— Нам нужно поговорить, — сказал Пасхин, поворачиваясь к Федору Никаноровичу и Сергею Ивановичу.
— Мы так и поняли, — директор быстро прошелся по комнате и сел на диван рядом с Чернышевым.
Пасхин прикрыл балконную дверь, и кабинет тотчас же наполнился запахом госпиталя, не поддающимся, как известно, ни анализу, ни описанию.
— Я расскажу вам все, что может пригодиться в дальнейшем, — начал Пасхин, усаживаясь на стуле перед диваном. — Многое вы уже знаете сами. Многого я и сам не понимаю, только так в общем. Скажу откровенно: жизнь Афанасия Петровича в опасности.
— Да, но вы сами… — начал было директор.
— Сам, сам… Речь идет не о состоянии его здоровья. Здесь мы сделаем все, что в наших силах, и дней через десять он будет играть в футбол, если пожелает. А вот что потом, после его выхода из госпиталя?
Пасхин посмотрел на Сергея Ивановича, потом на Федора Никаноровича.
— Я вижу, что вы до конца не понимаете всего случившегося. — Пасхин поднялся со стула и, протянув руку к письменному столу, взял с его края большой конверт.
— Здесь я приготовил все, чем, собственно, располагал. — Пасхин достал из конверта книжечку истории болезни и несколько листков, заполненных какими-то странными знаками.
—
— Картина ясная? — спросил Пасхин своих слушателей, те согласно кивнули. — Так почему же я вам это читаю? Да потому, что кому, как не мне пришлось не один раз разглядывать эти самые лопатки Афанасия Петровича. Я обратил внимание, да и нельзя было не обратить, на два симметричных выроста у края лопаток. Выросты эти имели в длину сантиметра четыре, не больше…!

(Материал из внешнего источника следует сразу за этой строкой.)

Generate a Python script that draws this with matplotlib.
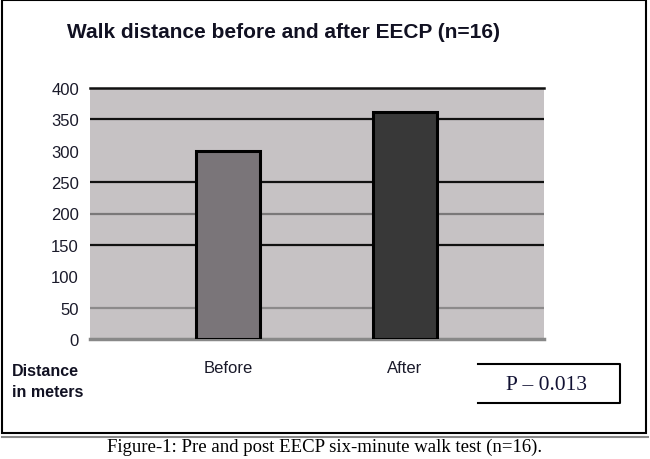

— А диаметр? — спросил директор больше для того, чтобы показать, что он внимательно слушает.
— Диаметр? — переспросил Пасхин и тихо сказал: — Диаметра точно такого же, как те рубцующиеся ранки, что вы видели только что на спине Афанасия Петровича.
— Так ему кто-то сделал операцию? — воскликнул директор.

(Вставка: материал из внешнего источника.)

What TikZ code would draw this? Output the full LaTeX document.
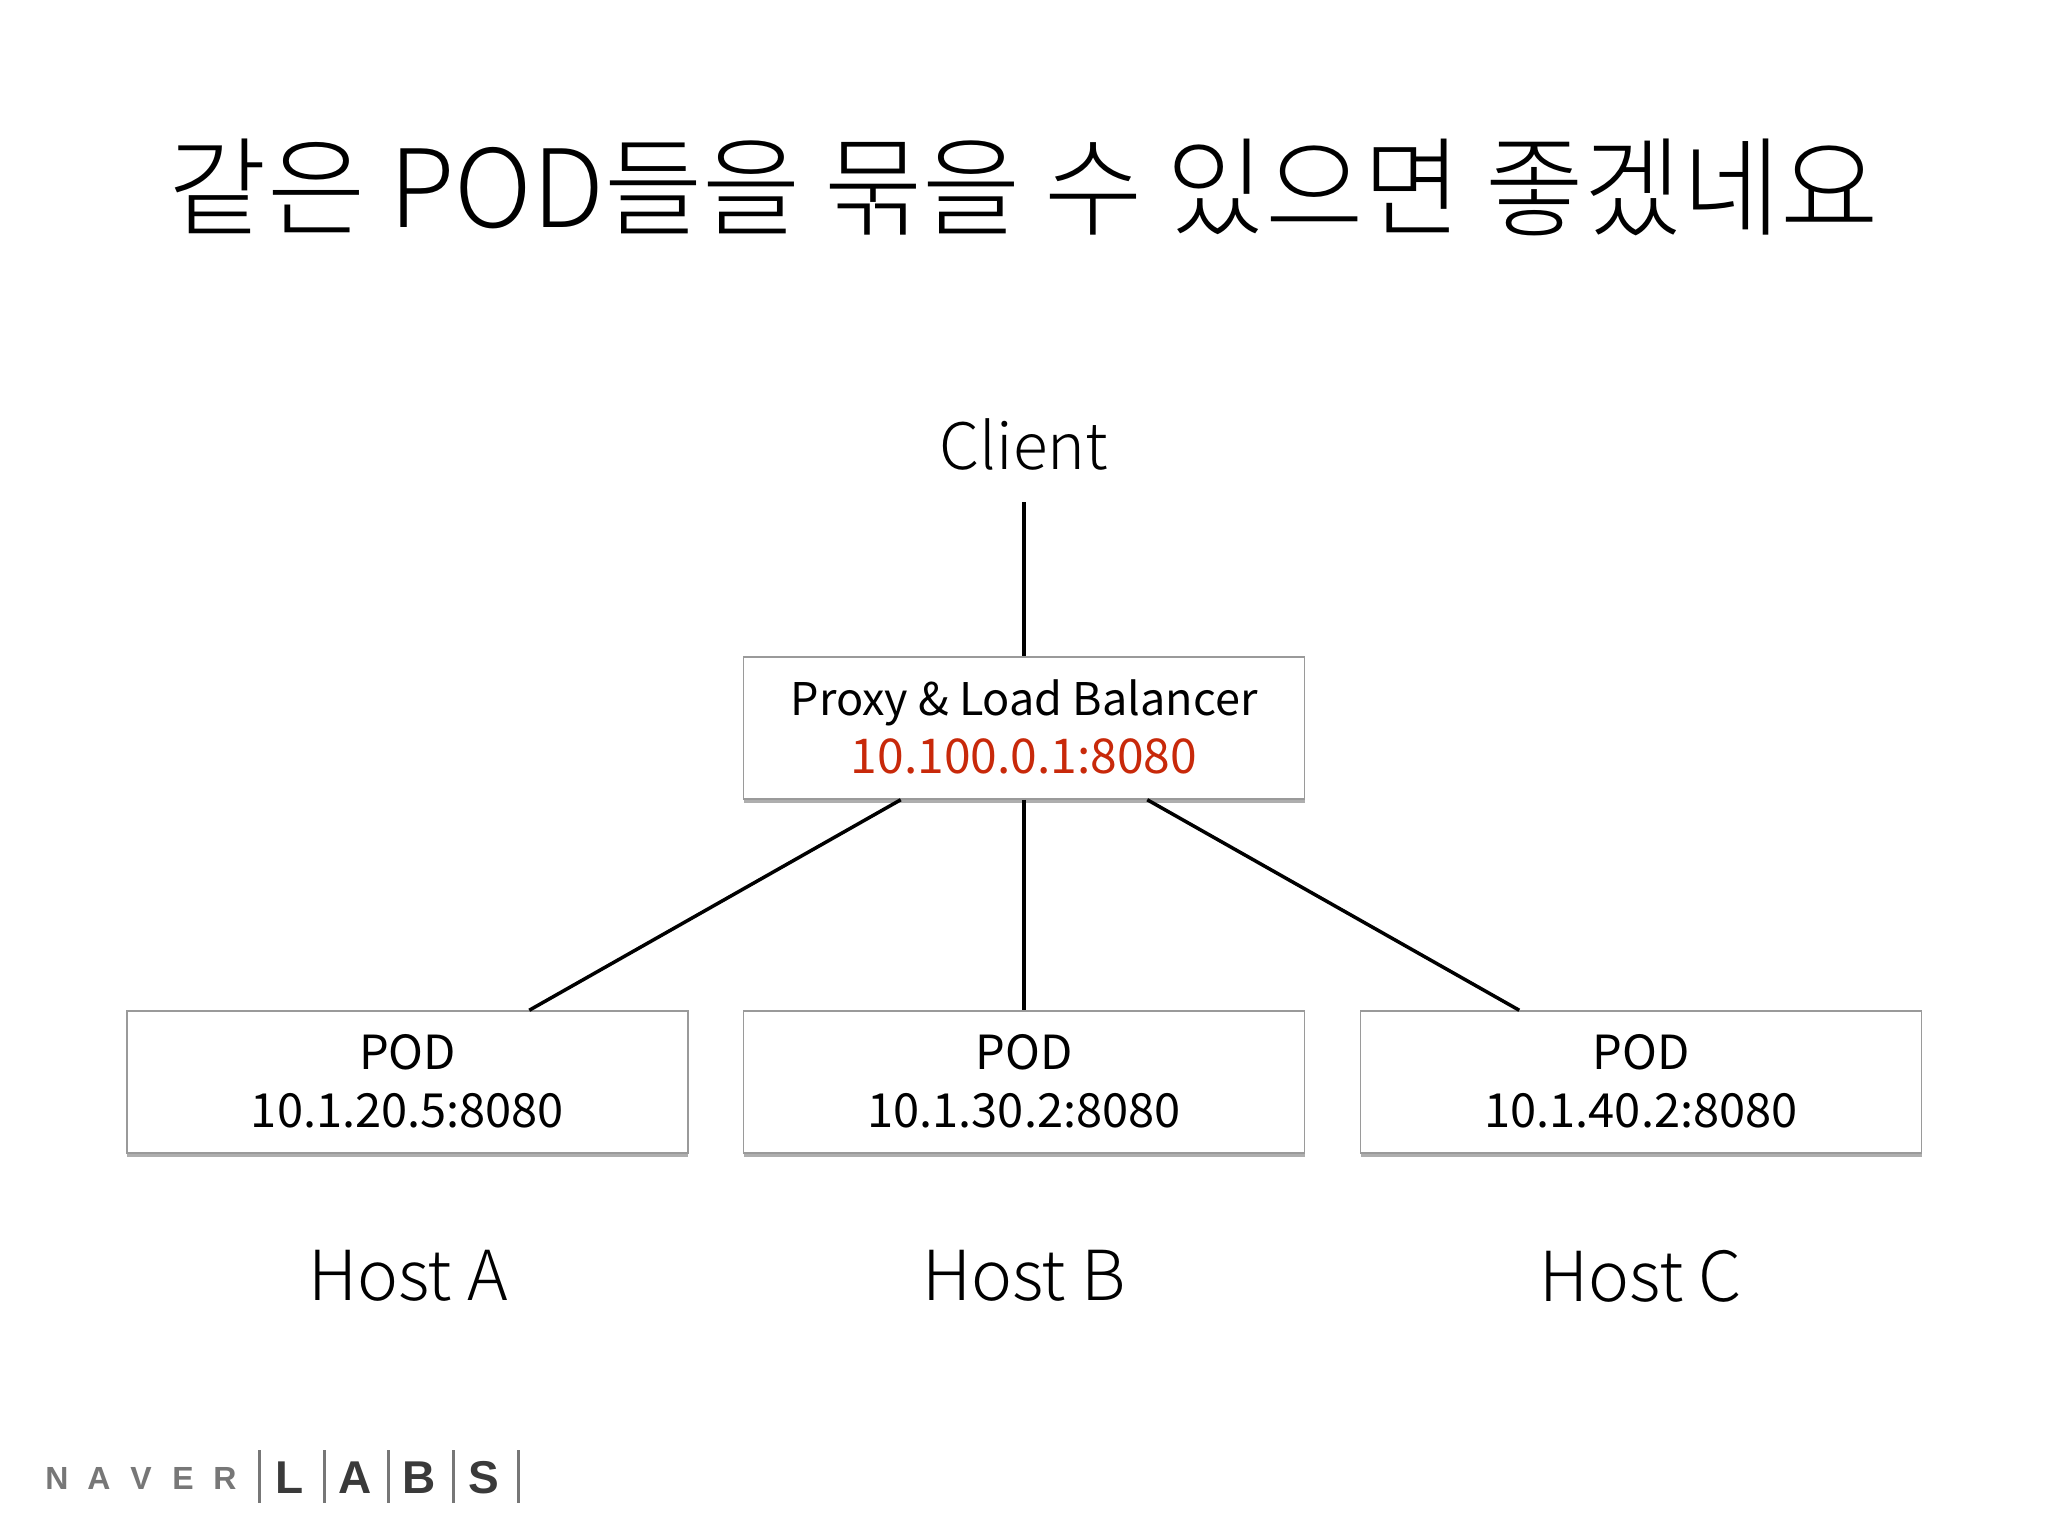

— Операцию? — усмехнулся Федор Никанорович. — Предваряемую ударом по голове вместо наркоза.
— Это еще не все. — Пасхин достал листки, исписанные фиолетовыми завитками. — Вот это, — сказал он, показывая листки, — мой дневник за те дни. Времени было мало, ну я и стенографировал все, что, по-моему, могло в дальнейшем пригодиться. Сегодня с утра я перечитал их внимательнейшим образом, и мне сразу стала ясна ценность вот этих заметок. Разрешите, я вам их прочту.
Так… Тут результат осмотра в палате легкораненых… Ах вот, вот еще. Эта запись относится к более позднему времени. Вы, конечно, знаете, что он, быстро оправившись от ранения, стал самым деятельным помощником персоналу госпиталя. Афоня сюда, Афоня, туда, Афоня, в перевязочную, Афоня, носилки! Это была не просто услужливость, нет… Но это к делу не относится.